Derrida explains and extends Kant’s notion of the ‘novel’ in philosophy, as something which does not agree/ accept the universality in philosophy, but Derrida rather suggests that this hope for a universal history/ philosophy is infact like a novel. Because this universalization brings in with itself elements of fiction, as it is nothing other than a gross assumption on behalf of the nations who had not been able to voice themselves.

Derrida then goes on to explain how realizing this danger, of philosophy turning to literature, Kant resorts to idealize the European philosophy and history, holding on to the thread of European history of reason and the Greco-Roman history of history. Derrida all this while argues for a Cosmo-political space for philosophy, but Kant’s resolution of the matter only fixes this Cosmo-political space in the hegemony of Europe. And this fixation then calls for a penetration, a downward movement of knowledge and understanding with Europe at the top, to the Eastern nations at the bottom, and this is what Derrida and his likes object as a problem. For them Philosophy cannot be determined by a program. Philosophy and History the two disciplines over which Europe mainly lays its claim are nothing more than recollections, a memory/ies of the past which has been( I Borrow the terms from the essay) ‘assimilated’ and ‘appropriated’, thus the important awareness that has to and needs to come along with this is that this memory of the events of the past is not and cannot be just one, universal thing.

Towards the end of the essay he makes certain arguments for the various problems that need to be encountered in order to develop the Cosmo-political point of view to the right to philosophy. The three main hindrances that need to be tackled are related to the hegemony created by the existing models of philosophy. For him it is necessary to first take into account the various philosophies arising out of various nations. It also becomes important for one to take into account the two given models of Europe and Anglo-American, but at the same time not take them as the Ideal. Thus, any claims to the right to philosophy from a Cosmo-political point of view needs not only to appropriate these two models but also in order to make the presence of other philosophies felt, deconstruct their hegemony.
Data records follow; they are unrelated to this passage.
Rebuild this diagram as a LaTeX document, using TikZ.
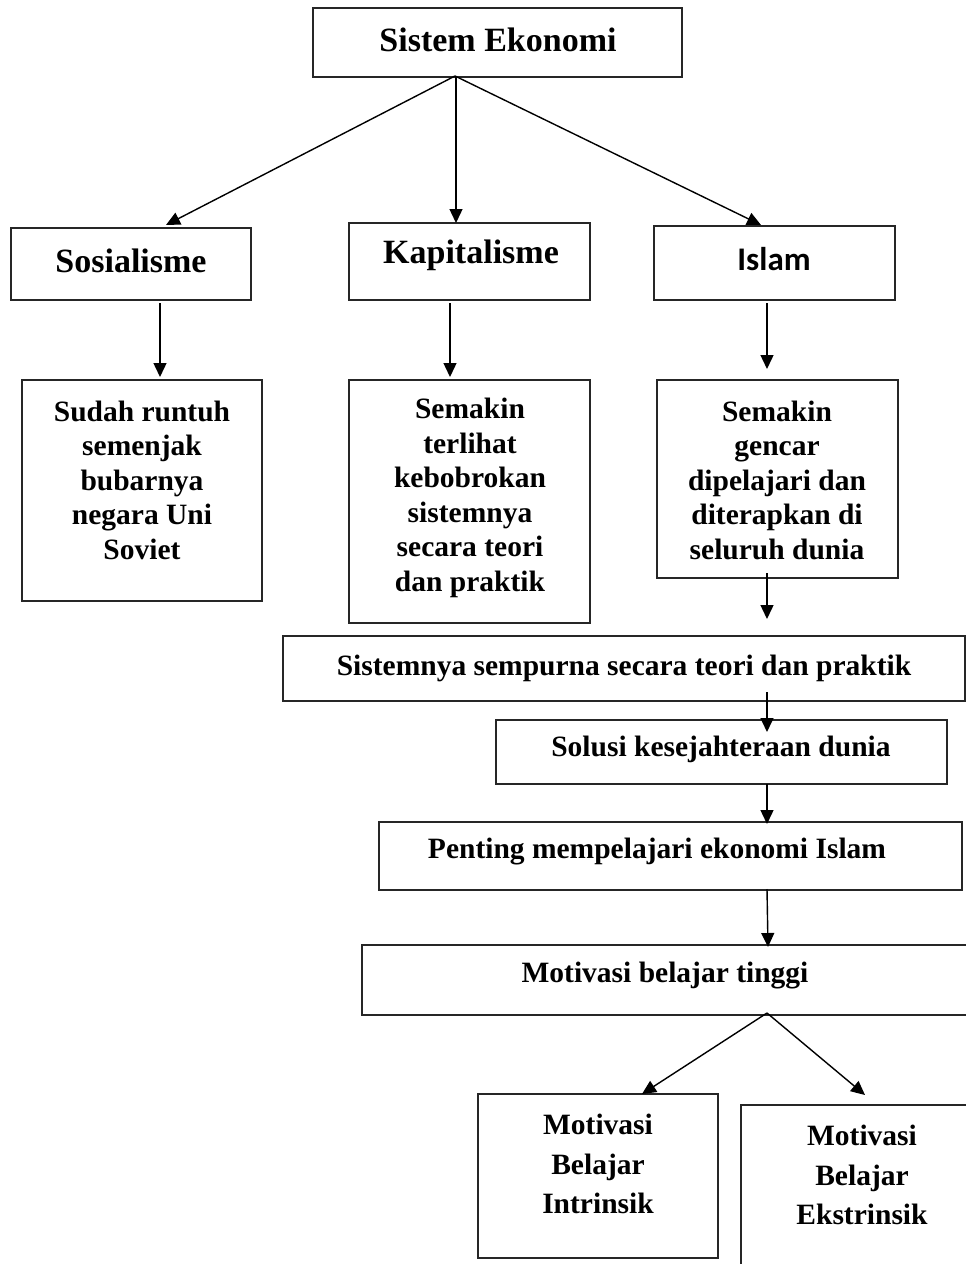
\documentclass[tikz,border=0pt]{standalone}
\usepackage{fontspec}
\setmainfont{Liberation Serif}
\newfontfamily\calfont{Carlito}
\usetikzlibrary{arrows.meta}
\tikzset{
  box/.style={draw=black!85, line width=1.3pt, anchor=north west, inner sep=0pt, outer sep=0pt},
  title/.style={font=\fontsize{34}{40}\selectfont\bfseries, inner sep=0pt},
  body/.style={font=\fontsize{29.5}{34.5}\selectfont\bfseries, align=center, inner sep=0pt},
  bodywide/.style={font=\fontsize{29.5}{39.5}\selectfont\bfseries, align=center, inner sep=0pt},
  arr/.style={line width=1.4pt, -{Triangle[length=14pt,width=13pt]}}
}
\begin{document}
\begin{tikzpicture}[x=1pt,y=-1pt]
\clip (0,0) rectangle (966,1264);
\fill[white] (0,0) rectangle (966,1264);
% boxes
\node[box, minimum width=369pt, minimum height=69pt] (top) at (313,8) {};
\node[box, minimum width=240pt, minimum height=72pt] (soc) at (11,228) {};
\node[box, minimum width=241pt, minimum height=77pt] (kap) at (349,223) {};
\node[box, minimum width=241pt, minimum height=74pt] (isl) at (654,226) {};
\node[box, minimum width=240pt, minimum height=221pt] (sud) at (22,380) {};
\node[box, minimum width=241pt, minimum height=243pt] (ter) at (349,380) {};
\node[box, minimum width=241pt, minimum height=198pt] (gen) at (657,380) {};
\node[box, minimum width=682pt, minimum height=65pt] (sis) at (283,636) {};
\node[box, minimum width=451pt, minimum height=64pt] (sol) at (496,720) {};
\node[box, minimum width=583pt, minimum height=68pt] (pen) at (379,822) {};
\node[box, minimum width=640pt, minimum height=70pt] (mot) at (362,945) {};
\node[box, minimum width=240pt, minimum height=164pt] (intr) at (478,1094) {};
\node[box, minimum width=300pt, minimum height=200pt] (ekst) at (741,1105) {};
% texts
\node[title] (tTop) at (498,40) {Sistem Ekonomi};
\node[title] (tSoc) at (131,261) {Sosialisme};
\node[title] (tKap) at (471,255) {Kapitalisme};
\node[title, font=\calfont\fontsize{33}{40}\selectfont\bfseries] (tIsl) at (774,259) {Islam};
\node[body] (tSud) at (142,480) {Sudah runtuh\\semenjak\\bubarnya\\negara Uni\\Soviet};
\node[body] (tTer) at (470,498) {Semakin\\terlihat\\kebobrokan\\sistemnya\\secara teori\\dan praktik};
\node[body] (tGen) at (777,480) {Semakin\\gencar\\dipelajari dan\\diterapkan di\\seluruh dunia};
\node[body] (tSis) at (624,668) {Sistemnya sempurna secara teori dan praktik};
\node[body] (tSol) at (721,749) {Solusi kesejahteraan dunia};
\node[body] (tPen) at (657,852) {Penting mempelajari ekonomi Islam};
\node[body] (tMot) at (665,976) {Motivasi belajar tinggi};
\node[bodywide] (tIntr) at (598,1164) {Motivasi\\Belajar\\Intrinsik};
\node[bodywide] (tEkst) at (862,1175) {Motivasi\\Belajar\\Ekstrinsik};
% origins
\coordinate (o1) at (455,76);
\coordinate (o2) at (767,1013);
% connectors
\draw[arr] (o1) -- ([xshift=35pt,yshift=3pt]soc.north);
\draw[arr] ([xshift=-13.5pt]kap.north |- top.south) -- ([xshift=-13.5pt]kap.north);
\draw[arr] (o1) -- ([xshift=-13.5pt,yshift=1pt]isl.north);
\draw[arr] ([xshift=29pt,yshift=-3pt]soc.south) -- ([xshift=18pt,yshift=3pt]sud.north);
\draw[arr] ([xshift=-19.5pt,yshift=-3pt]kap.south) -- ([xshift=-19.5pt,yshift=3pt]ter.north);
\draw[arr] ([xshift=-7.5pt,yshift=-3pt]isl.south) -- ([xshift=-10.5pt,yshift=11pt]gen.north);
\draw[arr] ([xshift=-10.5pt,yshift=5pt]gen.south) -- ([xshift=143pt,yshift=17pt]sis.north);
\draw[arr] ([xshift=143pt,yshift=9pt]sis.south) -- ([xshift=45.5pt,yshift=-12pt]sol.north);
\draw[arr] ([xshift=45.5pt]sol.south) -- ([xshift=96.5pt,yshift=-2pt]pen.north);
\draw[arr] ([xshift=96.5pt,yshift=1pt]pen.south) -- ([xshift=86pt,yshift=-2pt]mot.north);
\draw[arr] (o2) -- ([xshift=44pt]intr.north);
\draw[arr] (o2) -- ([xshift=-26pt,yshift=10pt]ekst.north);
\end{tikzpicture}
\end{document}
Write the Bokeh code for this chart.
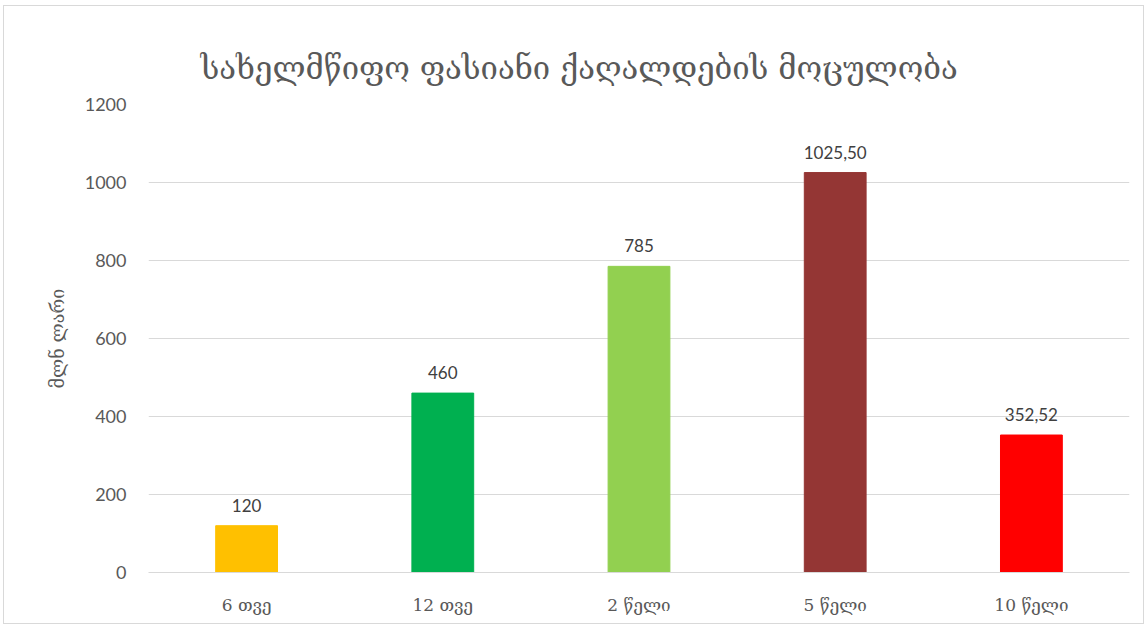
from bokeh.plotting import figure
from bokeh.models import ColumnDataSource, Range1d, LabelSet
from bokeh.core.properties import value
from bokeh.embed import file_html
from bokeh.resources import INLINE

categories = ["6 თვე", "12 თვე", "2 წელი", "5 წელი", "10 წელი"]
values = [120, 460, 785, 1025.50, 352.52]
value_labels = ["120", "460", "785", "1025,50", "352,52"]
colors = ["#FFC000", "#00B050", "#92D050", "#943634", "#FF0000"]
title_text = "სახელმწიფო ფასიანი ქაღალდების მოცულობა"
y_title = "მლნ ლარი"

src = ColumnDataSource(dict(cat=categories, val=values, lab=value_labels, col=colors))

p = figure(x_range=categories, y_range=Range1d(0, 1200), width=1141, height=619,
           output_backend="svg", toolbar_location=None,
           min_border_left=144, min_border_right=16, min_border_top=98, min_border_bottom=53)
p.styles = {"border": "1px solid #d9d9d9", "margin-left": "3px", "margin-top": "5px"}
p.outline_line_color = None
p.vbar(x="cat", top="val", width=0.315, color="col", source=src)

p.add_layout(LabelSet(x="cat", y="val", text="lab", source=src, text_align="center",
                      text_baseline="bottom", y_offset=14, text_font_size="17px",
                      text_color="#404040", text_font=value("Lato")))

p.title.text = title_text
p.title.align = "left"
p.title.offset = 52
p.title.text_font = "DejaVu Serif"
p.title.text_font_size = "31px"
p.title.text_font_style = "normal"
p.title.text_color = "#595959"
p.title.standoff = 33
p.title.vertical_align = "top"

p.xgrid.grid_line_color = None
p.ygrid.grid_line_color = "#d9d9d9"
p.yaxis.ticker = [0, 200, 400, 600, 800, 1000, 1200]
p.yaxis.axis_line_color = None
p.yaxis.major_tick_line_color = None
p.yaxis.minor_tick_line_color = None
p.yaxis.major_label_text_font_size = "18px"
p.yaxis.major_label_text_color = "#595959"
p.yaxis.major_label_text_font = "Lato"
p.yaxis.major_label_standoff = 16
p.yaxis.axis_label = y_title
p.yaxis.axis_label_text_font_size = "18px"
p.yaxis.axis_label_text_font_style = "normal"
p.yaxis.axis_label_text_color = "#595959"
p.yaxis.axis_label_text_font = "DejaVu Serif"
p.yaxis.axis_label_standoff = 14

p.xaxis.axis_line_color = "#d9d9d9"
p.xaxis.major_tick_line_color = None
p.xaxis.minor_tick_line_color = None
p.xaxis.major_label_text_font_size = "17px"
p.xaxis.major_label_text_color = "#595959"
p.xaxis.major_label_text_font = "DejaVu Serif"
p.xaxis.major_label_standoff = 16

open("out.html", "w").write(file_html(p, INLINE))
Extending the argument further he says, that with the superlative models already available there is a dominance of the respective languages that has come to set in with them, and it is necessary for one to surpass this barrier and the authority language has come to achieve in the discipline of philosophy. Because philosophy cannot be restricted to the structures of language. But the very fact becomes important that with different idioms in play one gets open to different ideas.

And lastly he appeals for institutionalizing all possible philosophies, blurring the edges of nation, language, style etc. because ultimately it is through education and institutions that there is acceptance of things that are new and important. One needs to validate and accept the Eastern philosophies with it having equal heritage.

Derrida claims that what is happening at the present times is an attempt at deconstruction of the existing hegemony, and only with this can there be an emergence of the Cosmo-political philosophy which speaks also in non-European languages. As he says,

“…Not only are there other ways of philosophy, but philosophy, if there is any such thing, is the other way.”

It is true that philosophy cannot be explained tracing it back to anyone origin or memory, one in order to have a Cosmo-political platform for Philosophy, which is the need of the time, needs to amalgamate all the philosophies, only then is there any possible justice to the discipline of Philosophy as such, only then one can begin to create a platform that is available for a discussion of ‘The Right to Philosophy.’